In contrast to fertility cults is another form of ancient religion, known as shamanism, generally regarded as a predominantly male religious calling. Shamanism is a religion of ecstasy, associated most often with the ability of the spirit-body to detach from the physical body and fly like a bird to the spirit realms. The object of shaman "journeys" is usually a healing of the physical body or the human spirit, of the individual or the community at large.

A shaman's ability to leave the physical body is often represented in art by a bird, a human with the head of a bird, or a figure without a head (suggesting death of the ego). Similarly, a potential shaman may dream of losing his head or, in many cases, of total dismemberment and rebirth as a new being. Through trance journeys into the cosmos, the shaman learns to live in both worlds -- material and spiritual -- saving lost souls and dealing directly with the supernatural. Shamans always have animal "helpers" or "allies," just as witches have their "familiars." The shaman journeys to the other side and communes with the animals in order to take on some of their power and to learn things out of reach of ordinary human consciousness. [emphasis added]

Historically, the largely masculine field of archaeology has been baffled by the prevalence of female representation in prehistoric art and iconography.
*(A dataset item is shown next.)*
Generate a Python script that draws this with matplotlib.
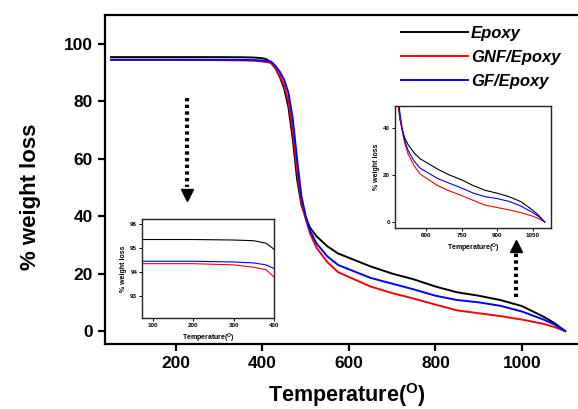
import matplotlib
matplotlib.use("Agg")
import matplotlib.pyplot as plt

plt.rcParams['font.family'] = ['Liberation Sans', 'DejaVu Sans']
plt.rcParams['mathtext.fontset'] = 'custom'
plt.rcParams['mathtext.rm'] = 'Liberation Sans'
plt.rcParams['mathtext.bf'] = 'Liberation Sans:bold'

# ---- data ----
temperature = [50, 100, 200, 300, 350, 380, 400, 410, 420, 430, 440, 450, 460, 470,
               480, 490, 500, 510, 525, 550, 575, 600, 650, 700, 750, 800, 850,
               900, 950, 1000, 1050, 1075, 1100]
epoxy = [95.35, 95.35, 95.35, 95.33, 95.3, 95.2, 94.95, 94.6, 93.3, 91.5, 88.5, 84.5, 78, 67,
         53, 44, 39.5, 36, 33, 29.5, 27, 25.5, 22.5, 20, 18, 15.5, 13.5,
         12.3, 10.8, 8.7, 5, 2.8, 0]
gnf_epoxy = [94.35, 94.35, 94.35, 94.3, 94.2, 94.1, 93.8, 93.6, 93.3, 91.5, 89, 85.5, 80, 70,
             56, 45, 39, 34, 29, 24, 20.5, 18.8, 15.5, 13.2, 11.3, 9.2, 7.2,
             6.2, 5.2, 4, 2.5, 1.4, 0]
gf_epoxy = [94.45, 94.45, 94.45, 94.42, 94.38, 94.3, 94.15, 94.0, 93.8, 92.3, 90.3, 87.5, 83, 74,
            60, 47, 40, 35, 30.5, 26, 23, 21.5, 18.5, 16.5, 14.5, 12.3, 10.8,
            10, 8.8, 6.8, 4, 2.3, 0]
series_names = ['Epoxy', 'GNF/Epoxy', 'GF/Epoxy']
series_colors = ['#000000', '#ff0000', '#0000ff']
main_xticks = [200, 400, 600, 800, 1000]
main_yticks = [0, 20, 40, 60, 80, 100]
inset1_xticks = [100, 200, 300, 400]
inset1_yticks = [93, 94, 95, 96]
inset2_xticks = [600, 750, 900, 1050]
inset2_yticks = [0, 20, 40]

series = [epoxy, gnf_epoxy, gf_epoxy]

W, H = 578, 409
fig = plt.figure(figsize=(W / 100, H / 100), dpi=100)

# ---- main axes ----
ax = fig.add_axes([105 / W, (H - 344) / H, 0.8336, 329 / H])
for vals, name, c in zip(series, series_names, series_colors):
    ax.plot(temperature, vals, color=c, lw=1.4, label=name)
ax.set_xlim(36, 1150)
ax.set_ylim(-4.5, 110)
ax.set_xticks(main_xticks)
ax.set_yticks(main_yticks)
for s in ax.spines.values():
    s.set_linewidth(1.6)
ax.tick_params(direction='out', length=5, width=1.6, labelsize=12.5, pad=4)
for lab in ax.get_xticklabels() + ax.get_yticklabels():
    lab.set_fontweight('bold')
ax.set_ylabel('% weight loss', fontsize=16, fontweight='bold')
ax.yaxis.set_label_coords(41 / W, 1 - 197 / H, transform=fig.transFigure)
ax.set_xlabel(r'Temperature($\mathbf{^{O}}$)', fontsize=15.5, fontweight='bold')
ax.xaxis.set_label_coords(347 / W, 1 - 381 / H, transform=fig.transFigure)

leg = ax.legend(loc='upper left', bbox_to_anchor=(401 / W, 1 - 26 / H),
                bbox_transform=fig.transFigure, frameon=False, borderpad=0,
                borderaxespad=0, handlelength=4.0, handletextpad=0.2,
                labelspacing=0.55,
                prop={'size': 12, 'weight': 'bold', 'style': 'italic'})

# dotted arrows
ax.plot([225, 225], [81, 50], color='black', lw=3, linestyle=(0, (0.8, 0.8)))
ax.plot([225], [47.5], marker='v', color='black', markersize=8, linestyle='none')
ax.plot([986, 986], [11.8, 27], color='black', lw=3, linestyle=(0, (0.8, 0.8)))
ax.plot([986], [29.5], marker='^', color='black', markersize=8, linestyle='none')

# ---- inset 1 ----
ins1 = fig.add_axes([142 / W, (H - 318) / H, 132 / W, 99 / H])
for vals, c in zip(series, series_colors):
    ins1.plot(temperature, vals, color=c, lw=0.8)
ins1.set_xlim(73, 400)
ins1.set_ylim(92.1, 96.2)
ins1.set_xticks(inset1_xticks)
ins1.set_yticks(inset1_yticks)

# ---- inset 2 ----
ins2 = fig.add_axes([395 / W, (H - 228) / H, 156 / W, 122 / H])
for vals, c in zip(series, series_colors):
    ins2.plot(temperature, vals, color=c, lw=0.8)
ins2.set_xlim(470, 1126)
ins2.set_ylim(-2.5, 49.4)
ins2.set_xticks(inset2_xticks)
ins2.set_yticks(inset2_yticks)

for a in (ins1, ins2):
    for s in a.spines.values():
        s.set_linewidth(1.0)
        s.set_color('#222222')
    a.tick_params(direction='out', length=2, width=0.7, labelsize=4.5, pad=1.5)
    for lab in a.get_xticklabels() + a.get_yticklabels():
        lab.set_fontweight('bold')
    a.set_ylabel('% weight loss', fontsize=5, fontweight='bold', labelpad=2)
    a.set_xlabel(r'Temperature($\mathbf{^{O}}$)', fontsize=5, fontweight='bold', labelpad=3)

fig.savefig('out.png', dpi=100)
Today, in a largely patriarchal world, these prehistoric and "primitive" Goddess images of dignity and quiet religious power challenge existing paradigms of our culture and open the way for spiritual transformation. Yet even in the case of these Goddess images, some contemporary scholars blandly assume that the artists were men. Until recently scholars could get away with asking, "When were there ever great women artists?" Their next step is the assumption that prehistoric man painted what "turned him on," and the conclusion that he must have liked his women fat -- such as the broad-hipped, full-breasted, pregnant "Venus" figurines. Perhaps, as in the age of Rubens, cave men did appreciate a full figure -- how will we ever know? But to reduce the Goddess images to Paleolithic pin-ups is wholly to miss their numinous power, as well as the likelihood that they were created by the female "in her own image."

I like to think that there have been advances in the thinking of archaeologists since the time of that writing. The discovery of this very important female shaman should bring us still further.